SHORT TASK
Any pictures in the records below must be left out when you repeat the lines from the line containing "Give me the Chart.js source for this chart." through the line containing "const tickFont = 'bold" exactly.

SOURCE RECORDS
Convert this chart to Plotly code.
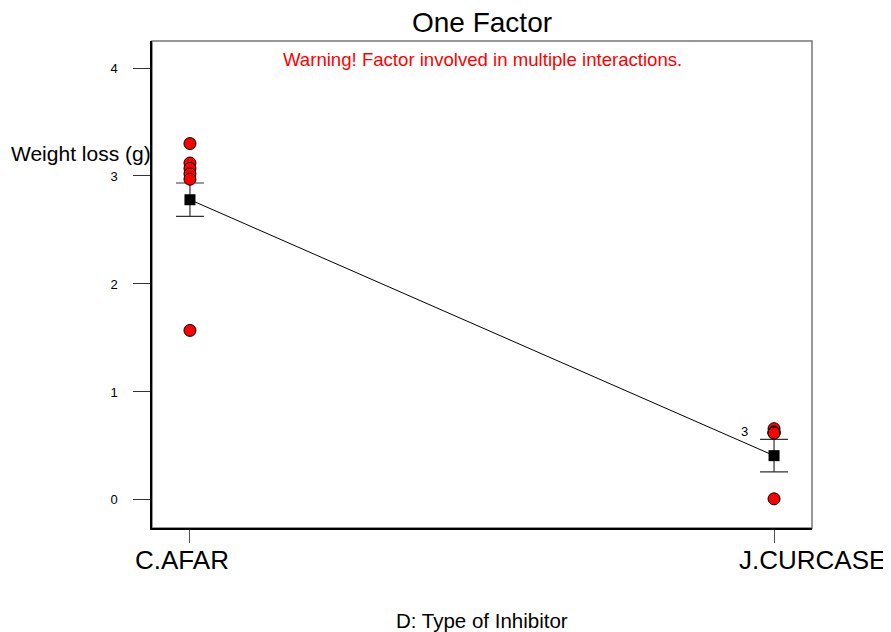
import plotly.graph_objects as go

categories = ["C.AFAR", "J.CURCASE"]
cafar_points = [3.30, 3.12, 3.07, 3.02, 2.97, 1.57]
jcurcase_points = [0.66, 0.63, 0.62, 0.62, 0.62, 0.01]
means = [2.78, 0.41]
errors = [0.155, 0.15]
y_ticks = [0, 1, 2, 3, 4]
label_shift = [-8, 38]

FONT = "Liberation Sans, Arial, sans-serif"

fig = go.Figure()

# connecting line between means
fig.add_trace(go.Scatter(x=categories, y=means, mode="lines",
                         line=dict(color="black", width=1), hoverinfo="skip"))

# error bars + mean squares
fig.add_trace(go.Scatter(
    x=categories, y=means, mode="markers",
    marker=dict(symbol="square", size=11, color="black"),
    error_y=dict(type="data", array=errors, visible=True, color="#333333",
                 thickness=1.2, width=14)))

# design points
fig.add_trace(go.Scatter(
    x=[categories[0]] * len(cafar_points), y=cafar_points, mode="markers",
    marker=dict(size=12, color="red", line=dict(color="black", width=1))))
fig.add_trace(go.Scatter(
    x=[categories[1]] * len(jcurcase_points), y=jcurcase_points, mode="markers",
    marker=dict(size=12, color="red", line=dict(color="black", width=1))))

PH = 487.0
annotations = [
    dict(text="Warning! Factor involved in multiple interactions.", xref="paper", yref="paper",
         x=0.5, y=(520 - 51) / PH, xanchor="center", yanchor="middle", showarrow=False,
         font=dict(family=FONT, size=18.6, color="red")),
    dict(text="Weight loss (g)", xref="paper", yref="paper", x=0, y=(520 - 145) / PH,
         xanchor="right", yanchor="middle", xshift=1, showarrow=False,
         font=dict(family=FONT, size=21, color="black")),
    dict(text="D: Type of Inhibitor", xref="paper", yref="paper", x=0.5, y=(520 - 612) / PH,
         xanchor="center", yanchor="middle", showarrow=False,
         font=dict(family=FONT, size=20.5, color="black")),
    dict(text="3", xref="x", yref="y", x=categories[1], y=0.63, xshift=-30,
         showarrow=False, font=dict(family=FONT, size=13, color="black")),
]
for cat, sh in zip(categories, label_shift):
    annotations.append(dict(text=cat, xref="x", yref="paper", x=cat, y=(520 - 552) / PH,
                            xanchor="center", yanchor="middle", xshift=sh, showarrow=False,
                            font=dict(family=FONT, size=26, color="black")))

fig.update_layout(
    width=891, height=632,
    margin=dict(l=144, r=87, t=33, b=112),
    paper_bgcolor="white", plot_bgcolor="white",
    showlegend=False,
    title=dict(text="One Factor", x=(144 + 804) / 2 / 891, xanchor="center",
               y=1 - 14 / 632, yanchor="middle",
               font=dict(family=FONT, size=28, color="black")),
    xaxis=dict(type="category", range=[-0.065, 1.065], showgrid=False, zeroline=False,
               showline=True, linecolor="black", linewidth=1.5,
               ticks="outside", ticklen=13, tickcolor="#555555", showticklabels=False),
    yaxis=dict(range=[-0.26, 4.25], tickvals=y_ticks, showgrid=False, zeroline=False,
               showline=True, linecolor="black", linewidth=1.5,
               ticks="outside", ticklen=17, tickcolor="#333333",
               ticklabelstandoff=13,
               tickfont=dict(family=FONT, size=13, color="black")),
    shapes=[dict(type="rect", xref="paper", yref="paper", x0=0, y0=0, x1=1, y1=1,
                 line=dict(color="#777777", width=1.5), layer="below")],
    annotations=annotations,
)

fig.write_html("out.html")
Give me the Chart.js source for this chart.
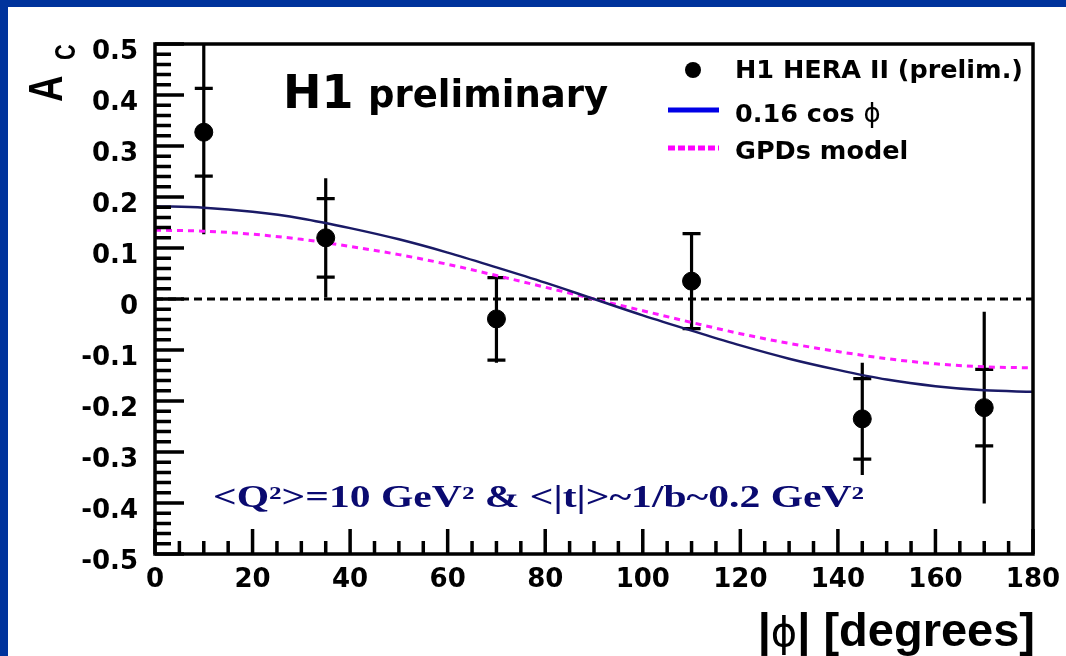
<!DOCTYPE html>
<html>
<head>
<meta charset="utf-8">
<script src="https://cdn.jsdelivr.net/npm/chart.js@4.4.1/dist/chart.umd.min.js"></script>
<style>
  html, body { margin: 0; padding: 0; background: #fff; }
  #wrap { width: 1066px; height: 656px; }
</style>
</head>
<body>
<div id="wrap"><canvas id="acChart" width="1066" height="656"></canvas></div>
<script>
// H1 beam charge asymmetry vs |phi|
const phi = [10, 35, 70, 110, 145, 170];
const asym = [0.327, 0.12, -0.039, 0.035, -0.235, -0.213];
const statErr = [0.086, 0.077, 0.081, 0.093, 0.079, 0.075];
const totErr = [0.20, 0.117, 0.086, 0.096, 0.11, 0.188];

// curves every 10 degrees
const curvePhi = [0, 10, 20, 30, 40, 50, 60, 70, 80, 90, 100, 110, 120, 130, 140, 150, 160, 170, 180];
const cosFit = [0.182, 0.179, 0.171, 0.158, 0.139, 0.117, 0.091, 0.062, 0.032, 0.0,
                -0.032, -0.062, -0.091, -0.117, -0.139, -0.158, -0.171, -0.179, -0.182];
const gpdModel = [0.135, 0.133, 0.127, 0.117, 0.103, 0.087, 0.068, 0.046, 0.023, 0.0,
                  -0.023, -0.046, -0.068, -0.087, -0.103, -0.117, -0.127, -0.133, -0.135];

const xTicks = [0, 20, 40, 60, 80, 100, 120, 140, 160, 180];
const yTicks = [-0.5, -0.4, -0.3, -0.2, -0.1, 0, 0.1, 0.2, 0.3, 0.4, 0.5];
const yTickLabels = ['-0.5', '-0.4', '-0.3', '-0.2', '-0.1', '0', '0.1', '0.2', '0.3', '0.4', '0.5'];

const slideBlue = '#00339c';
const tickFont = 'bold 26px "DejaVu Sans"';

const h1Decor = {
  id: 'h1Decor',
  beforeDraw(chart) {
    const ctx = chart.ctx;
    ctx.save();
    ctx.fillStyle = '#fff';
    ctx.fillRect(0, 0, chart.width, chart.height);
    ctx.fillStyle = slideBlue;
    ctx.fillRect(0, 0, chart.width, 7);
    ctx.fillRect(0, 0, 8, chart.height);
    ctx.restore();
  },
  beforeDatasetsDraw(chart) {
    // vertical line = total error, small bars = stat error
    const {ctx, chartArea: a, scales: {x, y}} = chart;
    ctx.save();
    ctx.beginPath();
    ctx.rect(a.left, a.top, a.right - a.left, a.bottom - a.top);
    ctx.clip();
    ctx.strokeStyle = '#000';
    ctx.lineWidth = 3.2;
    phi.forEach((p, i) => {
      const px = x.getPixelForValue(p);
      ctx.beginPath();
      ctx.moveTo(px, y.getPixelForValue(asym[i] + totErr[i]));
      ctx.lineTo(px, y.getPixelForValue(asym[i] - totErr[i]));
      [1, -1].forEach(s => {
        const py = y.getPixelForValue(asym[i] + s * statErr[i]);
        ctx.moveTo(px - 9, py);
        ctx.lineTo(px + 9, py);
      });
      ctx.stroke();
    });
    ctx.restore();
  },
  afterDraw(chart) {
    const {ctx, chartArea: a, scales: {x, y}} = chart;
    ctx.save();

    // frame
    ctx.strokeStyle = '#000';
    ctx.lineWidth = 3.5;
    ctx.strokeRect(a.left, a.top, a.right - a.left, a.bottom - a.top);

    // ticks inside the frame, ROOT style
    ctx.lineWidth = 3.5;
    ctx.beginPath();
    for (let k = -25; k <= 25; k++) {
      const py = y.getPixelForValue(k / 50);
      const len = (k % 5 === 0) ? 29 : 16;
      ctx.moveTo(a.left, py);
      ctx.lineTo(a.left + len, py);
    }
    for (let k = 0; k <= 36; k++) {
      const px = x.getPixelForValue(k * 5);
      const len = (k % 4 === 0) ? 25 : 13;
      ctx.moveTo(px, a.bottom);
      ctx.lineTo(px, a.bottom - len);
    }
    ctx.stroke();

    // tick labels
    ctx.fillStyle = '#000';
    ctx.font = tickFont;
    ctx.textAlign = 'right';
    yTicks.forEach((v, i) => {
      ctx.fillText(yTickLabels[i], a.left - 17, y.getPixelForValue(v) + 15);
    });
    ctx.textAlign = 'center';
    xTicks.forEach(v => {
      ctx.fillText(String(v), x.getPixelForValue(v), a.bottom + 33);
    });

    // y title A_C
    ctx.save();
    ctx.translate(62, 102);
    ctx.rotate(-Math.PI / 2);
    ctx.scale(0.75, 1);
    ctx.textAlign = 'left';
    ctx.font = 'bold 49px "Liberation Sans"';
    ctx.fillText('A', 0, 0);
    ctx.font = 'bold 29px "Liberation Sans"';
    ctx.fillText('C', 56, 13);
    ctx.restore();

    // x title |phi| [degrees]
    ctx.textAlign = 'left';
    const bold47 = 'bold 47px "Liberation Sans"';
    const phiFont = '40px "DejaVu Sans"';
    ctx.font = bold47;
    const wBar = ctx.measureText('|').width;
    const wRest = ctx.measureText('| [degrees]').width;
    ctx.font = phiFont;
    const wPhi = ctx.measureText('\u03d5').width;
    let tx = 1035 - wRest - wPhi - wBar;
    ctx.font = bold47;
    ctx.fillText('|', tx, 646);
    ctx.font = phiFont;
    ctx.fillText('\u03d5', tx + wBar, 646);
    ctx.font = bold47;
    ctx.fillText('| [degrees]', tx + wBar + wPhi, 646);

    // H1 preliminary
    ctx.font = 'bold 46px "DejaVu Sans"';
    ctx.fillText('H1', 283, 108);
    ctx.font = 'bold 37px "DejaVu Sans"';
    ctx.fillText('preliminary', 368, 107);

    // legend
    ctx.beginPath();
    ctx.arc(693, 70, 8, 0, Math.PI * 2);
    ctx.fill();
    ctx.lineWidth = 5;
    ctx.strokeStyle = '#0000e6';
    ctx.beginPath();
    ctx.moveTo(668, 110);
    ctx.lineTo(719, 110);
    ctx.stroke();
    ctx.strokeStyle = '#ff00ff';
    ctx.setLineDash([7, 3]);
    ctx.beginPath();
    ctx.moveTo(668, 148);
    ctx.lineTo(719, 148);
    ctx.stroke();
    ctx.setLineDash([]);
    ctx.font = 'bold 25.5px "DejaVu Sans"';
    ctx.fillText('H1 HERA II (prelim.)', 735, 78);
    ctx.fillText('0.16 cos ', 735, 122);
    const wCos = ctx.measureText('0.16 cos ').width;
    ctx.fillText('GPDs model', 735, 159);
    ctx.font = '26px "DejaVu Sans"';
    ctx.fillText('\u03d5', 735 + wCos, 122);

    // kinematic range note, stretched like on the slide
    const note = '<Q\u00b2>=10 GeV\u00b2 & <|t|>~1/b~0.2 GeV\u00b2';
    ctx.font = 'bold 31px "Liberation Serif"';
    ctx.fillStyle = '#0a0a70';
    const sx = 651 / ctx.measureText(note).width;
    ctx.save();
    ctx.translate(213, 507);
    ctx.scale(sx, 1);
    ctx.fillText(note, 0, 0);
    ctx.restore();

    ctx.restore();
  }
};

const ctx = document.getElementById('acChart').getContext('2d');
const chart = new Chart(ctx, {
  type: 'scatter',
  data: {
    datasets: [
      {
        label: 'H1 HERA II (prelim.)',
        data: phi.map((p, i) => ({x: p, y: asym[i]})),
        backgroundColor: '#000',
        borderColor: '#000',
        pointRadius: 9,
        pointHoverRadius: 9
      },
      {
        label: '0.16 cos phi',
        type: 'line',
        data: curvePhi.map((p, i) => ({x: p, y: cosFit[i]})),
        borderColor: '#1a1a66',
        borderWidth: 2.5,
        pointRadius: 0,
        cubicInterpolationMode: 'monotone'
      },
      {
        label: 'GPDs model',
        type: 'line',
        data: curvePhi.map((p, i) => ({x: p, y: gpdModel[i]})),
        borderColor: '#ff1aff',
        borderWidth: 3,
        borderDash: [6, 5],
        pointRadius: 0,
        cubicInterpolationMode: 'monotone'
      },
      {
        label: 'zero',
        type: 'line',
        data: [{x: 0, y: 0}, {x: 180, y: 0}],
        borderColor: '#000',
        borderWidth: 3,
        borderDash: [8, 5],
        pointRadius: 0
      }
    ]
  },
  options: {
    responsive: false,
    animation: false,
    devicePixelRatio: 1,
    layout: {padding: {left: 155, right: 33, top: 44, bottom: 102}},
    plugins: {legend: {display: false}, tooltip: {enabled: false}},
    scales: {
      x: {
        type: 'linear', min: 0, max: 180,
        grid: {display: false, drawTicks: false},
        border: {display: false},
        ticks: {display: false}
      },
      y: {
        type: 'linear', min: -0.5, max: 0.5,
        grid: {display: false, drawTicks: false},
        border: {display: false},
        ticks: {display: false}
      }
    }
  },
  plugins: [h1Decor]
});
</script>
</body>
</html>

WRITTEN SOLUTION
Give me the Chart.js source for this chart.
<!DOCTYPE html>
<html>
<head>
<meta charset="utf-8">
<script src="https://cdn.jsdelivr.net/npm/chart.js@4.4.1/dist/chart.umd.min.js"></script>
<style>
  html, body { margin: 0; padding: 0; background: #fff; }
  #wrap { width: 1066px; height: 656px; }
</style>
</head>
<body>
<div id="wrap"><canvas id="acChart" width="1066" height="656"></canvas></div>
<script>
// H1 beam charge asymmetry vs |phi|
const phi = [10, 35, 70, 110, 145, 170];
const asym = [0.327, 0.12, -0.039, 0.035, -0.235, -0.213];
const statErr = [0.086, 0.077, 0.081, 0.093, 0.079, 0.075];
const totErr = [0.20, 0.117, 0.086, 0.096, 0.11, 0.188];

// curves every 10 degrees
const curvePhi = [0, 10, 20, 30, 40, 50, 60, 70, 80, 90, 100, 110, 120, 130, 140, 150, 160, 170, 180];
const cosFit = [0.182, 0.179, 0.171, 0.158, 0.139, 0.117, 0.091, 0.062, 0.032, 0.0,
                -0.032, -0.062, -0.091, -0.117, -0.139, -0.158, -0.171, -0.179, -0.182];
const gpdModel = [0.135, 0.133, 0.127, 0.117, 0.103, 0.087, 0.068, 0.046, 0.023, 0.0,
                  -0.023, -0.046, -0.068, -0.087, -0.103, -0.117, -0.127, -0.133, -0.135];

const xTicks = [0, 20, 40, 60, 80, 100, 120, 140, 160, 180];
const yTicks = [-0.5, -0.4, -0.3, -0.2, -0.1, 0, 0.1, 0.2, 0.3, 0.4, 0.5];
const yTickLabels = ['-0.5', '-0.4', '-0.3', '-0.2', '-0.1', '0', '0.1', '0.2', '0.3', '0.4', '0.5'];

const slideBlue = '#00339c';
const tickFont = 'bold 26px "DejaVu Sans"';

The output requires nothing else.